An eBay vendor from central Illinois recently posted a sixth-plate tintype of Lincoln with a Buy-It-Now price of $500. The tintype had a copper frame and was housed in an embossed leather case with red velvet liner. It was copied from the Hesler photograph taken in June 1860. The same pose later was re-printed by George Ayres in 1891 and by King Hostick and the Henry Georg Studio of Springfield in the 1950s. All versions known are paper photographs. The vendor claimed this was an original tintype acquired through a purchase of a collection of tintypes assembled over the course of the last fifty years. He offered a money back guarantee. Someone pulled the trigger and made the buy. The vendor had one other item listed; namely, a newly-produced tintype of a period albumen showing Buffalo Bill, Wild Bill Hickok, Texas Jack and other frontiersmen. He was representing that exactly for what it was… a new copy tintype. Apparently, making tintypes is what this guy does. Despite his guarantee, suspicions are aroused because the image was previously known only as a paper photograph, the quality is much too good to be a copy image dating from the 1860s, the surface of the emulsion doesn’t have the right look, and the image is flawless, despite being housed in an unprotected copper mat for the last 150 years.
A colleague contacted the vendor and was offered another example of the Hesler portrait (an alternate pose done at the same sitting) as well as a tintype of the “Solitary Pine” pose which we picture here. Apparently, this vendor has a second eBay account under a different name. We checked that out and saw a fake Brady CDV of Lincoln and a questionable post-mortem CDV of Jesse James, both albumen photos. Then, a third account/seller appeared with a tintype of Robert E. Lee! eBay seems to be “ground central” for a proliferation of fake CDVs and cabinet cards, most of which are color laser copies mounted on old boards. A careful hands-on examination of these spurious items by anyone familiar with the quality of the originals should reveal their tainted origins.
Still, many people will get hurt. Collectors should be aware that daguerreotypes, ambrotypes and tintypes are currently being made using the old, original techniques. Without knowing their origin and provenance, many of these will be problematic. Deal with reputable dealers.

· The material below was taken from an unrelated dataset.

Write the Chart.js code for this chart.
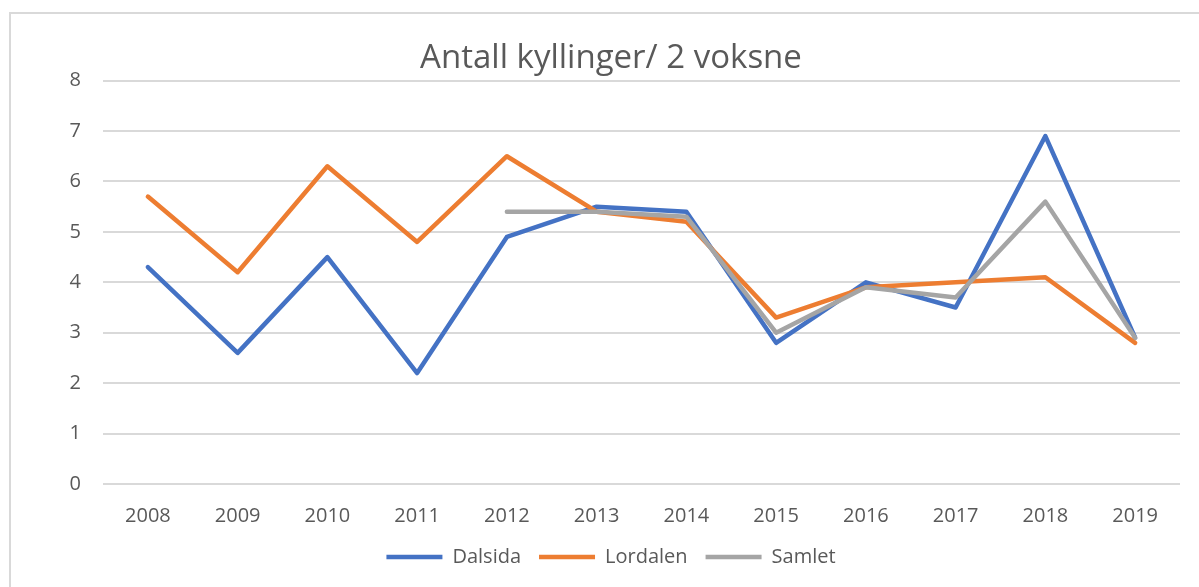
<!DOCTYPE html>
<html>
<head>
<meta charset="utf-8">
<script src="https://cdn.jsdelivr.net/npm/chart.js@4/dist/chart.umd.min.js"></script>
<style>
    html, body { margin: 0; padding: 0; background: #fff; overflow: hidden; }
    #wrap {
        position: absolute;
        left: 9px;
        top: 12px;
        width: 1200px;
        height: 600px;
        border: 2px solid #d9d9d9;
        background: #fff;
    }
    #chart { display: block; }
</style>
</head>
<body>
<div id="wrap"><canvas id="chart" width="1200" height="563"></canvas></div>
<script>
// Chart data
const years = ['2008', '2009', '2010', '2011', '2012', '2013', '2014', '2015', '2016', '2017', '2018', '2019'];
const dalsida = [4.3, 2.6, 4.5, 2.2, 4.9, 5.5, 5.4, 2.8, 4.0, 3.5, 6.9, 2.9];
const lordalen = [5.7, 4.2, 6.3, 4.8, 6.5, 5.4, 5.2, 3.3, 3.9, 4.0, 4.1, 2.8];
const samlet = [null, null, null, null, 5.4, 5.4, 5.3, 3.0, 3.9, 3.7, 5.6, 2.9];

const textColor = '#595959';
const fontFamily = '"Open Sans", "Liberation Sans", sans-serif';

function lineSeries(label, data, color, order) {
    return {
        label: label,
        data: data,
        borderColor: color,
        backgroundColor: color,
        borderWidth: 4.5,
        borderCapStyle: 'round',
        borderJoinStyle: 'round',
        pointRadius: 0,
        pointHoverRadius: 0,
        tension: 0,
        spanGaps: false,
        order: order
    };
}

const ctx = document.getElementById('chart').getContext('2d');

new Chart(ctx, {
    type: 'line',
    data: {
        labels: years,
        datasets: [
            lineSeries('Dalsida', dalsida, '#4472C4', 2),
            lineSeries('Lordalen', lordalen, '#ED7D31', 1),
            lineSeries('Samlet', samlet, '#A5A5A5', 0)
        ]
    },
    options: {
        responsive: false,
        animation: false,
        layout: { padding: 0 },
        plugins: {
            title: {
                display: true,
                text: 'Antall kyllinger/ 2 voksne',
                color: textColor,
                font: { family: fontFamily, size: 33, weight: 'normal' },
                padding: { top: 25, bottom: 2 }
            },
            legend: {
                position: 'bottom',
                labels: {
                    usePointStyle: true,
                    pointStyle: 'line',
                    pointStyleWidth: 56,
                    padding: 18,
                    color: textColor,
                    font: { family: fontFamily, size: 20 },
                    sort: (a, b) => a.datasetIndex - b.datasetIndex
                }
            },
            tooltip: { enabled: false }
        },
        scales: {
            x: {
                offset: true,
                grid: { display: false, drawTicks: false },
                border: { display: false },
                ticks: {
                    color: textColor,
                    font: { family: fontFamily, size: 20 },
                    padding: 20,
                    maxRotation: 0
                },
                afterFit: (scale) => { scale.height = 45; }
            },
            y: {
                min: 0,
                max: 8,
                grid: { color: '#d9d9d9', lineWidth: 2, drawTicks: false },
                border: { display: false },
                ticks: {
                    stepSize: 1,
                    color: textColor,
                    font: { family: fontFamily, size: 20 },
                    padding: 22
                },
                afterFit: (scale) => { scale.width = 92; }
            },
            // empty right axis, only keeps room on the right side
            yRight: {
                position: 'right',
                display: true,
                grid: { display: false, drawTicks: false },
                border: { display: false },
                ticks: { display: false },
                afterFit: (scale) => { scale.width = 31; }
            }
        }
    }
});
</script>
</body>
</html>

Be skeptical. Even if an online vendor offers a guarantee, use caution. It’s not worth the hassle of chasing someone down, located in the middle of nowhere, who may not return emails, phone calls or letters. The postal authorities won’t bother with claims under $25,000. Are you prepared to hire a lawyer you don’t know to prosecute someone else you don’t know and have never met who may not even live where you think they live? Be prudent and pick your spots. Don’t let the allure of a “good deal” entice you to act rashly.